Many a driver from the plains has something to learn before he travels in the mountains. Your experienced mountain driver never throws his car out of gear to coast. The slope may be so steep and so long that his brake lining would be worn down to the bands before he reached the bottom. He keeps his car in gear so that engine compression will ‘brake’ him safely down.
VI
There is an unpleasant appropriateness about the publication of this article at this time. The heavy-traffic and high-accident months of 1934 are upon us. The last six months of every year are the worst. If drivers would avoid their little careless acts now, thousands of lives would be saved. The fact that a driver has never had an accident does not prove his immunity. From one half to three quarters of all automobile accidents are caused by drivers who never had one before.
But there is another reason for the need of greater care than ever on the streets and highways of the United States. Automobile deaths increased 15 per cent during the first quarter of 1934 over the same period of 1933. If this high rate obtains for the rest of the year, no less than 36,000 people will have been slain by motor vehicles before December 31 — an increase of 5500 over 1933 and an increase of 2260 over 1931, the worst automobileaccident year in history.
Why are we experiencing this terrific increase at this time? It is not yet possible to answer this question with absolute surety, but one can point out some of the elements which are having their effect.
In the first place, travel by car is increasing. More cars are registered this year than were registered last year. Gasoline consumption has increased, too. Thus the exposure to accidents is greater — but not 15 per cent greater. There must be other reasons.
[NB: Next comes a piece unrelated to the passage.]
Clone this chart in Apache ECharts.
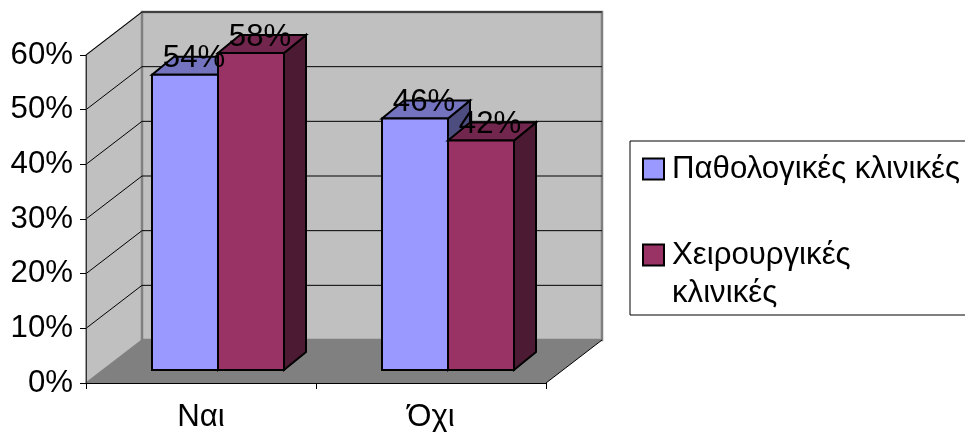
<!DOCTYPE html>
<html>
<head>
<meta charset="utf-8">
<style>
  html, body { margin: 0; padding: 0; background: #fff; overflow: hidden; }
  #chart { width: 965px; height: 432px; }
</style>
<script src="https://cdn.jsdelivr.net/npm/echarts@6/dist/echarts.min.js"></script>
</head>
<body>
<div id="chart"></div>
<script>
//数据
var categories = ['Ναι', 'Όχι'];
var seriesNames = ['Παθολογικές κλινικές', 'Χειρουργικές κλινικές'];
var pathValues = [54, 46];
var surgValues = [58, 42];
var gridValues = [10, 20, 30, 40, 50, 60];

var chart = echarts.init(document.getElementById('chart'));

var FONT = 'Liberation Sans';
var FONT_SIZE = 31.2;
var WALL = [56, -43];      // depth of the whole floor
var BAR_FRONT = [17, -13]; // where the bar front sits on the floor
var BAR_DEPTH = [22, -18];
var BAR_W = 66;

function poly(points, fill, stroke, lineWidth) {
    return {
        type: 'polygon',
        shape: { points: points },
        style: { fill: fill, stroke: stroke || null, lineWidth: lineWidth || 0, lineJoin: 'miter' }
    };
}

function line(p1, p2, stroke, lineWidth) {
    return {
        type: 'line',
        shape: { x1: p1[0], y1: p1[1], x2: p2[0], y2: p2[1] },
        style: { stroke: stroke, lineWidth: lineWidth }
    };
}

function plotBox(api) {
    var band = api.size([1, 0])[0];
    var bottom = api.coord([0, 0]);
    var top = api.coord([0, 60]);
    return { left: bottom[0] - band / 2, right: bottom[0] + band * 1.5, bottom: bottom[1], top: top[1] };
}

// back wall, side wall and floor
function renderWalls(params, api) {
    var b = plotBox(api);
    var dx = WALL[0], dy = WALL[1];
    return {
        type: 'group',
        children: [
            poly([[b.left, b.bottom], [b.left + dx, b.bottom + dy], [b.left + dx, b.top + dy], [b.left, b.top]], '#c0c0c0', '#808080', 1.5),
            poly([[b.left + dx, b.top + dy], [b.right + dx, b.top + dy], [b.right + dx, b.bottom + dy], [b.left + dx, b.bottom + dy]], '#c0c0c0', '#808080', 2.5),
            poly([[b.left, b.bottom], [b.right, b.bottom], [b.right + dx, b.bottom + dy], [b.left + dx, b.bottom + dy]], '#808080'),
            line([b.right, b.bottom], [b.right + dx, b.bottom + dy], '#000', 1)
        ]
    };
}

function renderGridLine(params, api) {
    var b = plotBox(api);
    var y = api.coord([0, api.value(1)])[1];
    return {
        type: 'group',
        children: [
            line([b.left, y], [b.left + WALL[0], y + WALL[1]], '#000', 1),
            line([b.left + WALL[0], y + WALL[1]], [b.right + WALL[0], y + WALL[1]], '#000', 1)
        ]
    };
}

function makeBarRender(side, front, top, right) {
    return function (params, api) {
        var cx = api.coord([api.value(0), 0])[0] + BAR_FRONT[0];
        var y0 = api.coord([api.value(0), 0])[1] + BAR_FRONT[1];
        var y1 = api.coord([api.value(0), api.value(1)])[1] + BAR_FRONT[1];
        var x0 = side < 0 ? cx - BAR_W : cx;
        var x1 = x0 + BAR_W;
        var dx = BAR_DEPTH[0], dy = BAR_DEPTH[1];
        var s = '#000';
        return {
            type: 'group',
            children: [
                poly([[x1, y1], [x1 + dx, y1 + dy], [x1 + dx, y0 + dy], [x1, y0]], right, s, 2),
                poly([[x0, y1], [x0 + dx, y1 + dy], [x1 + dx, y1 + dy], [x1, y1]], top, s, 2),
                poly([[x0, y1], [x1, y1], [x1, y0], [x0, y0]], front, s, 2)
            ]
        };
    };
}

function makeLabelRender(side) {
    return function (params, api) {
        var cx = api.coord([api.value(0), 0])[0] + BAR_FRONT[0] + side * BAR_W / 2;
        var y1 = api.coord([api.value(0), api.value(1)])[1] + BAR_FRONT[1];
        return {
            type: 'text',
            style: {
                text: api.value(1) + '%',
                x: cx + 9,
                y: y1 - 16,
                align: 'center',
                verticalAlign: 'middle',
                font: FONT_SIZE + 'px "' + FONT + '"',
                fill: '#000'
            }
        };
    };
}

function toData(values) {
    return values.map(function (v, i) { return [i, v]; });
}

var option = {
    animation: false,
    // labels run close to the window edge, do not let the plot shrink for them
    grid: { left: 86, top: 55, width: 460, height: 328, outerBoundsMode: 'none' },
    legend: {
        left: 630,
        top: 141,
        orient: 'vertical',
        data: seriesNames.map(function (n) { return { name: n, icon: 'rect' }; }),
        // blank first line keeps the swatch level with the first text line
        formatter: function (name) {
            return name === seriesNames[1] ? ' \nΧειρουργικές\nκλινικές' : name;
        },
        backgroundColor: '#fff',
        borderColor: '#000',
        borderWidth: 1,
        padding: [9, 30, 3, 12],
        itemGap: 10,
        itemWidth: 21,
        itemHeight: 21,
        selectedMode: false,
        textStyle: { fontFamily: FONT, fontSize: FONT_SIZE, lineHeight: 38, color: '#000', padding: [0, 0, 0, 3] }
    },
    xAxis: {
        type: 'category',
        data: categories,
        z: 10,
        axisLine: { lineStyle: { color: '#000', width: 1 } },
        axisTick: { show: true, length: 6, lineStyle: { color: '#000' } },
        axisLabel: { fontFamily: FONT, fontSize: FONT_SIZE, color: '#000', margin: 19 },
        splitLine: { show: false }
    },
    yAxis: {
        type: 'value',
        min: 0,
        max: 60,
        interval: 10,
        z: 10,
        axisLine: { show: true, lineStyle: { color: '#333', width: 1 } },
        axisTick: { show: true, length: 6, lineStyle: { color: '#000' } },
        axisLabel: { fontFamily: FONT, fontSize: FONT_SIZE, color: '#000', margin: 13, padding: [4, 0, 0, 0], formatter: '{value}%' },
        splitLine: { show: false }
    },
    series: [
        { type: 'custom', name: 'walls', z: 1, silent: true, data: [[0, 0]], renderItem: renderWalls },
        { type: 'custom', name: 'gridlines', z: 2, silent: true, data: toData(gridValues).map(function (d) { return [0, d[1]]; }), renderItem: renderGridLine },
        {
            type: 'custom',
            name: seriesNames[0],
            z: 3,
            itemStyle: { color: '#9999ff', borderColor: '#000', borderWidth: 2 },
            data: toData(pathValues),
            renderItem: makeBarRender(-1, '#9999ff', '#7373bf', '#4d4d80')
        },
        {
            type: 'custom',
            name: seriesNames[1],
            z: 4,
            itemStyle: { color: '#993366', borderColor: '#000', borderWidth: 2 },
            data: toData(surgValues),
            renderItem: makeBarRender(1, '#993366', '#73264d', '#4d1a33')
        },
        { type: 'custom', name: 'labels1', z: 20, silent: true, data: toData(pathValues), renderItem: makeLabelRender(-1) },
        { type: 'custom', name: 'labels2', z: 20, silent: true, data: toData(surgValues), renderItem: makeLabelRender(1) }
    ]
};

chart.setOption(option);
</script>
</body>
</html>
The speed and power and the easyriding qualities of low-priced cars probably constitute another factor. One can ride at fifty miles an hour in a modern Ford, or Chevrolet, with more comfort and less vibration than were possible at half that speed only a few years ago. And either one of these will travel at a surprising rate. Thus the percentage of high-speed ears on the road to-day is abnormally high.
Repeal of the prohibition laws is having its effect also. In Milwaukee, arrests for drunken driving have increased 65 per cent this year as compared with 1933. In Grand Rapids, Michigan, convictions for driving while under the influence of liquor have more than doubled in 1934. In the city of Chicago there were five times as many accidents involving drunken drivers or pedestrians during the first three months of 1934 as there were during the same three months of 1933. These fragmentary data may not be conclusive, but they point in one direction only, and are corroborated by the opinion of many observers in the field who agree that there are many more drivers on the road to-day who have been drinking than ever before.
All of these explanations, and probably others too, are playing their part in bringing about the tragic increase in automobile deaths. The thoughtful driver can do one thing at least about it. He can correct his own driving habits and studiously avoid those careless acts which continue to cause the bulk of the accidents on our streets and highways. Then, at least he and his family will be safe.